Für Köhler, das gehört zur Geschichte dazu, gab es kein Entkommen mehr. Im Volk mochte er sämtliche Popularitätswerte erklimmen, die politische Kaste drosch auf ihn ein. Den immanenten Widerspruch im Amt – keine Macht zu haben, aber groß reden zu müssen – kostete sie weidlich aus. Also ließ man ihn reden und beschwerte sich anschließend darüber, dass seinen Reden nichts folgte. Gegen diese Logik kann keiner gewinnen.

Nun ist Bundespräsidentenreden fast noch nie etwas gefolgt. Am wenigsten den berühmten Ruckreden. Aber für Köhler kam erschwerend hinzu, dass er sich mit der Zeit nur noch schwer instrumentalisieren ließ. Den Linken war er zu wenig Anti-Merkel, den Rechten zu wenig konservativ. Seine Haltung wurde ihm als geistige Heimatlosigkeit verübelt. Respekt vor dem Amt? Die hatte am Ende tatsächlich keiner. Vielleicht noch nie gehabt. Der Respekt, auch als politische Tugend, ist den meisten ohnehin abhanden gekommen.

Das gilt für den Ex-Präsidenten wie für die Kanzlerin, den Außenminister oder den Papst. Köhler konnte nicht reden, Merkel kann nicht führen und hat keine Prinzipien: Solche Urteile werden im Stakkato-Rhythmus gefällt und gegen alle Realitäten verteidigt. Merkel mag sich gegen Kohl, Koch und Merz durchgesetzt, zwei Bundestagswahlen gewonnen, Obamas Forderung nach einem zweiten Konjunkturpaket widerstanden, in der Eurorettungsaktion den IMF eingebunden und der FDP die Steuersenkung ausgetrieben haben: Sie setzt sich einfach nicht durch. Sie mag den Dalai Lama im Kanzleramt empfangen, die Menschenrechte in Russland und China einfordern, aus der Klimapolitik ein Herzensanliegen machen und sich leidenschaftlich zu Israels Sicherheit bekennen: Sie hat keine Prinzipien.

Und weil das alles so sein muss, finden sich in deutschen Zeitungen niemals solche Überschriften, selbst wenn sie stimmen sollten: „Köhler hält gute Rede zu…“; „Merkel zeigt im Streit um…erneut Führungsstärke“; „Westerwelle macht interessanten Vorstoß zur sozialen Gerechtigkeit“; „Ackermann spendet großzügig an Bedürftige“; „Papst Benedikt kämpft engagiert gegen den Werteverfall“. Was nicht sein darf, das nicht sein kann.
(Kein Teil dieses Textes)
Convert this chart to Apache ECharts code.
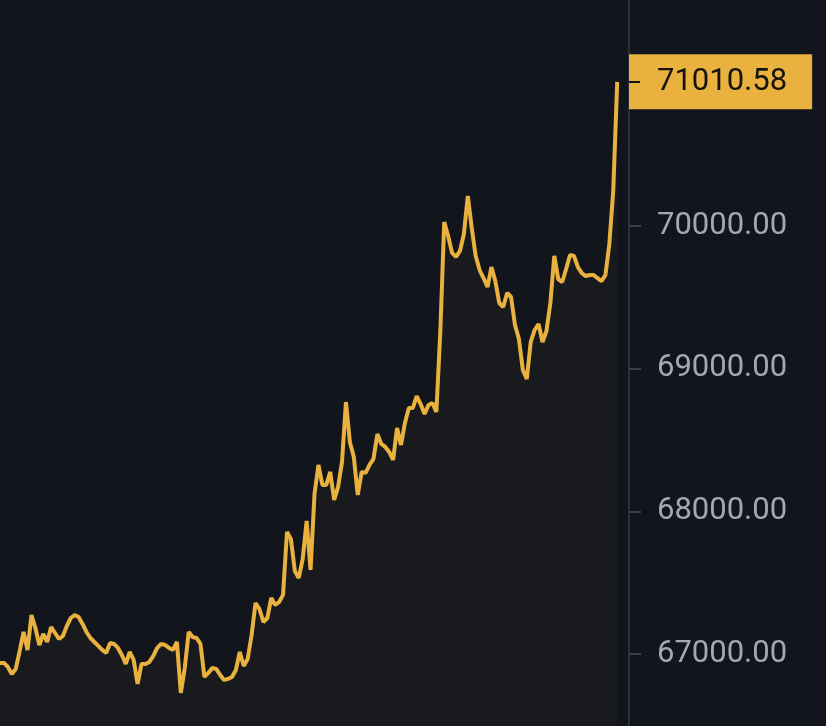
<!DOCTYPE html>
<html>
<head>
<meta charset="utf-8">
<title>Price</title>
<script src="https://cdn.jsdelivr.net/npm/echarts@6.0.0/dist/echarts.min.js"></script>
<style>
    html, body { margin: 0; padding: 0; background: #12151c; }
    #chart { width: 826px; height: 726px; }
</style>
</head>
<body>
<div id="chart"></div>
<script>
// price samples, evenly spaced
const prices = [
    66937, 66937, 66909, 66860, 66895, 67021, 67154, 67028, 67273, 67182,
    67063, 67140, 67084, 67189, 67147, 67105, 67126, 67196, 67252, 67273,
    67259, 67210, 67154, 67112, 67084, 67056, 67028, 67007, 67077, 67070,
    67042, 66993, 66930, 67014, 66958, 66790, 66930, 66930, 66944, 66986,
    67042, 67070, 67063, 67042, 67028, 67084, 66727, 66902, 67154, 67119,
    67112, 67070, 66839, 66867, 66902, 66895, 66853, 66818, 66825, 66839,
    66888, 67014, 66916, 66965, 67133, 67357, 67315, 67224, 67252, 67393,
    67343, 67364, 67414, 67855, 67806, 67582, 67533, 67666, 67932, 67589,
    68121, 68325, 68185, 68185, 68276, 68079, 68171, 68346, 68766, 68486,
    68381, 68114, 68276, 68269, 68325, 68368, 68542, 68472, 68451, 68416,
    68360, 68584, 68465, 68619, 68724, 68724, 68808, 68752, 68682, 68745,
    68759, 68696, 69257, 70028, 69930, 69811, 69783, 69825, 69944, 70210,
    69986, 69790, 69691, 69635, 69572, 69712, 69614, 69460, 69432, 69530,
    69502, 69306, 69208, 68991, 68927, 69187, 69271, 69313, 69187, 69264,
    69460, 69790, 69628, 69607, 69698, 69797, 69790, 69712, 69670, 69649,
    69656, 69656, 69635, 69614, 69656, 69874, 70252, 71010.58
];
const tickValues = [67000, 68000, 69000, 70000];
const lastPrice = prices[prices.length - 1];

// a few empty slots after the last price leave the gap before the axis
const slotCount = prices.length + 3;
const categories = Array.from({ length: slotCount }, (_, i) => String(i));

const gold = "#e9b13e";
const labelFont = "Roboto";

const chart = echarts.init(document.getElementById("chart"));

const baseAxis = {
    type: "value",
    position: "right",
    min: 66495,
    max: 71584,
    splitLine: { show: false },
};

chart.setOption({
    backgroundColor: "#12151c",
    animation: false,
    grid: { left: 0, right: 197, top: 0, bottom: 0 },
    xAxis: {
        type: "category",
        data: categories,
        boundaryGap: false,
        show: false,
    },
    yAxis: [
        {
            ...baseAxis,
            axisLine: { show: true, lineStyle: { color: "#2a2e3a", width: 2 } },
            axisTick: {
                show: true,
                customValues: tickValues,
                length: 12,
                lineStyle: { color: "#3b3f4b", width: 2 },
            },
            axisLabel: {
                customValues: tickValues,
                margin: 28,
                color: "#a4a8b0",
                fontFamily: labelFont,
                fontSize: 31,
                formatter: (v) => v.toFixed(2),
            },
        },
        {
            ...baseAxis,
            z: 3,
            axisLine: { show: false },
            axisTick: { show: false },
            axisLabel: {
                customValues: [lastPrice],
                margin: 0,
                color: "#16130c",
                backgroundColor: gold,
                padding: [12, 25, 12, 28],
                lineHeight: 31,
                fontFamily: labelFont,
                fontSize: 31,
                formatter: (v) => v.toFixed(2),
            },
        },
        {
            ...baseAxis,
            z: 4,
            axisLine: { show: false },
            axisLabel: { show: false },
            axisTick: {
                show: true,
                customValues: [lastPrice],
                length: 11,
                lineStyle: { color: "#111111", width: 2 },
            },
        },
    ],
    series: [
        {
            type: "line",
            data: prices,
            yAxisIndex: 0,
            symbol: "none",
            lineStyle: { color: gold, width: 4 },
            areaStyle: { color: "rgba(233, 177, 62, 0.05)" },
        },
    ],
});

window.addEventListener("resize", () => chart.resize());
</script>
</body>
</html>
Ein Trost bleibt den Gejagten: Die Meute hetzt sie zwar, aber sie meint sie nicht. In der Krise wird keine Regierung geliebt. Von Obama über Sarkozy bis Merkel trifft die Verachtung alle gleich. Mit sich und der Welt hadernd will man die Opfer aus Wut erlegen, aber nicht, um Wandel zu erzeugen, sondern nur, um neue Opfer zu haben. In Deutschland ist Sigmar Gabriel als Alternative zu Angela Merkel ungefähr so vorstellbar wie Sarah Palin in den USA als Alternative zu Barack Obama.

Das nicht bedacht zu haben, ist das einzige, was man Horst Köhler vorwerfen kann.